The nineteenth-century definition of “technology” as a practical application of science persisted well into the twentieth century, especially through the proliferation of phonography, photography, cinema, radio, and other utilitarian modes of mechanical reproduction (T. Armstrong 1998). The effects of this proliferation were perceived variously across contexts, but a common question during the first half of the twentieth century was how—through technology—politics were aestheticized and aesthetics were politicized (Benjamin 1936/1968). The totalitarian regimes of fascism and Nazism aestheticized their politics through references to technological innovation. They rendered automobiles, airplanes, cameras, radios, and typewriters beautiful objects: symbols of progress, modernity, efficiency, and mastery over nature (Marinetti 1909/2006;Triumph of the Will 1935). Once aestheticized, technologies such as cinema helped mask totalitarian violence through commodity culture and mass distribution, prompting the Frankfurt school philosopher Herbert Marcuse to write, “the established technology has become an instrument of destructive politics” (1964/2002, 232).

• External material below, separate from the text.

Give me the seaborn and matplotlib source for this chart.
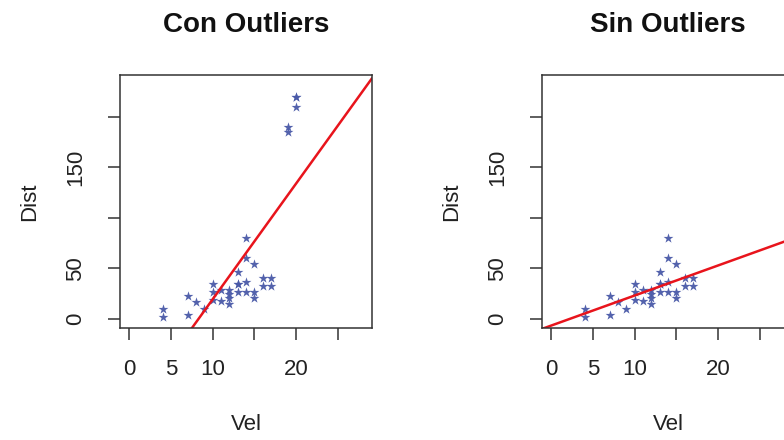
import numpy as np
import pandas as pd
import matplotlib
matplotlib.use("Agg")
import matplotlib.pyplot as plt
import seaborn as sns

# ---- data (cars rows 1-30 + added outliers) ----
vel = [4, 4, 7, 7, 8, 9, 10, 10, 10, 11, 11, 12, 12, 12, 12, 13, 13, 13, 13,
       14, 14, 14, 14, 15, 15, 15, 16, 16, 17, 17]
dist = [2, 10, 4, 22, 16, 10, 18, 26, 34, 17, 28, 14, 20, 24, 28, 26, 34, 34, 46,
        26, 36, 60, 80, 20, 26, 54, 32, 40, 32, 40]
out_vel = [19, 19, 20, 20, 20]
out_dist = [185, 190, 210, 220, 220]

titles = ["Con Outliers", "Sin Outliers"]
x_ticks = [0, 5, 10, 15, 20, 25]
x_tick_labels = ["0", "5", "10", "", "20", ""]
y_ticks = [0, 50, 100, 150, 200]
y_tick_labels = ["0", "50", "", "150", ""]

df_sin = pd.DataFrame({"Vel": vel, "Dist": dist})
df_con = pd.DataFrame({"Vel": vel + out_vel, "Dist": dist + out_dist})

sns.set_style("white")
plt.rcParams["font.family"] = ["Liberation Sans", "DejaVu Sans"]

W, H = 784, 440
fig = plt.figure(figsize=(W / 100, H / 100), dpi=100)

ax_w, ax_h = 252, 253
lefts = [120, 542]
bottom = H - 328
point_color = "#4a5aa8"
frame_color = "#333333"

for left, df, title in zip(lefts, [df_con, df_sin], titles):
    ax = fig.add_axes([left / W, bottom / H, ax_w / W, ax_h / H])
    ax.set_xlim(-1.12, 29.12)
    ax.set_ylim(-9.3, 241.3)
    sns.regplot(data=df, x="Vel", y="Dist", ax=ax, ci=None, truncate=False,
                marker="*",
                scatter_kws=dict(s=55, color=point_color, linewidths=0, alpha=0.95),
                line_kws=dict(color="#e8141c", linewidth=1.8))
    ax.set_xlim(-1.12, 29.12)
    ax.set_ylim(-9.3, 241.3)
    ax.set_xticks(x_ticks)
    ax.set_xticklabels(x_tick_labels)
    ax.set_yticks(y_ticks)
    ax.set_yticklabels(y_tick_labels, rotation=90, va="center")
    ax.tick_params(axis="both", direction="out", length=8.5, width=1.1,
                   color=frame_color, labelsize=16, labelcolor="#222222",
                   bottom=True, left=True)
    ax.tick_params(axis="x", pad=14)
    ax.tick_params(axis="y", pad=16)
    for sp in ax.spines.values():
        sp.set_color(frame_color)
        sp.set_linewidth(1.1)
    ax.set_xlabel("Vel", fontsize=16, labelpad=24, color="#222222")
    ax.set_ylabel("Dist", fontsize=16, labelpad=18, color="#222222")
    ax.set_title(title, fontsize=20, fontweight="bold", pad=31, color="#111111")

fig.savefig("out.png", dpi=100)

This common affiliation of technology with practicality explains why nonessentialist approaches are central to American studies and cultural studies: they resist the tendency either to give technologies too much authority in everyday life or to relegate people to unconscious consumers, who are incapable of intervening in systems, applications, or devices of any sort (Braverman 1974/1998; D. F. Noble 1995). They also highlight the fact that technology becomes gendered, sexualized, and racialized through its naturalization or routinization. Historically, technology has been culturally coded as masculine (Wajcman 1991; Balsamo 1996; Rodgers 2010), and it has consistently served the interests of “able” bodies, prototypical whiteness, and heteropatriarchy (Haraway 1985; A. Stone 1996; Nakamura 2002, 2008; Sterne 2003; T. Foster 2005; E. Chang 2008; Browne 2010). Yet it is important to recognize that bias or supremacy is not somehow inherent to technologies or their technical particulars. It emerges from the social, cultural, and economic conditions through which technologies are articulated with interpretive processes and embodied behaviors.
In response to this recognition, some American studies and cultural studies practitioners encourage a “technoliteracy” influenced by computer hacking, technical competencies, new media production, and critical making (Wark 2004; Hertz 2009; Ratto 2011; Losh 2012; McPherson 2012a). Andrew Ross (1990) defines “technoliteracy” as “a hacker’s knowledge, capable of reskilling, and therefore of rewriting the cultural programs and reprogramming the social values that make room for new technologies” (para. 43). Technoliteracy thus complicates Matthew Arnold’s reduction of technology to mere instrument-knowledge since it refuses to draw a neat division between physical devices and social values. More important, it involves actively intervening in technologies—at the level of systems, applications, and devices—as key ingredients in the everyday production of knowledge and culture. Thus, the question for nonessentialist investments in technoliteracy is. Technology, but for whom, by whom, under what assumptions, and to what effects?
In our so-called digital age, many people would assume that interventions in technological processes are accessible to more people than ever before. After all, the Internet has been depicted as a decentralized, democratizing, and even immaterial “cyberspace” of radical freedom—a hacker’s paradise of do-it-yourself coding, performance, and publication (Gibson 1982; Barlow 1996/2001; Hayles 1999). The trouble is that proliferation should not be conflated with access or intervention. As the very word “technology” is subsumed by industry terms such as “iPad,” “Twitter,” “Droid,” and “Facebook,” not to mention the ubiquity of verbs such as “Bing,” “Skype,” and “Google” (Vaidhyanathan 2011), the values, procedures, and biases of high-technology systems, applications, and devices grow increasingly opaque or invisible to most people, who are simply deemed “users.” On the one hand, strategies for social control and regulation persist and expand through code, algorithms, metrics, protocols, and networks, which—when compiled—exceed the knowledge base of any given individual or group (Galloway 2004; Beller 2006; Chun 2006, 2011). On the other hand, scholars and users of technology are reimagining the implications of technology and technoliteracy, especially through collaboration, experimental media, and social justice initiatives (Daniel and Loyer 2007; Juhasz 2011; Anthropy 2012; Cárdenas 2012; Goldberg and Marciano 2012; Women Who Rock 2012; Cong-Huyen 2013; Lothian and Phillips 2013).
Collaborative work around technologies allows practitioners to build alternative infrastructures, tools, and projects that are difficult (if not impossible) to construct alone (Davidson 2008; Sayers 2011). Meanwhile, experimental media afford multimodal approaches to scholarly, cultural, and creative expression, anchored not only in text but also in video, audio, images, programming, and dynamic visualizations (McPherson 2009). Such expression is central to many social justice initiatives that rely on witnessing, interviews, process documentation, real-time data, intercultural dialogue, and community-based participatory action research (Ang and Pothen 2009). When blended together, collaboration, experimental media, and social justice research suggest an exciting new trajectory… one that invites practitioners to engage the history and future of technologies at the intersection of thinking and doing, critiquing and making, immersion and self-reflexivity.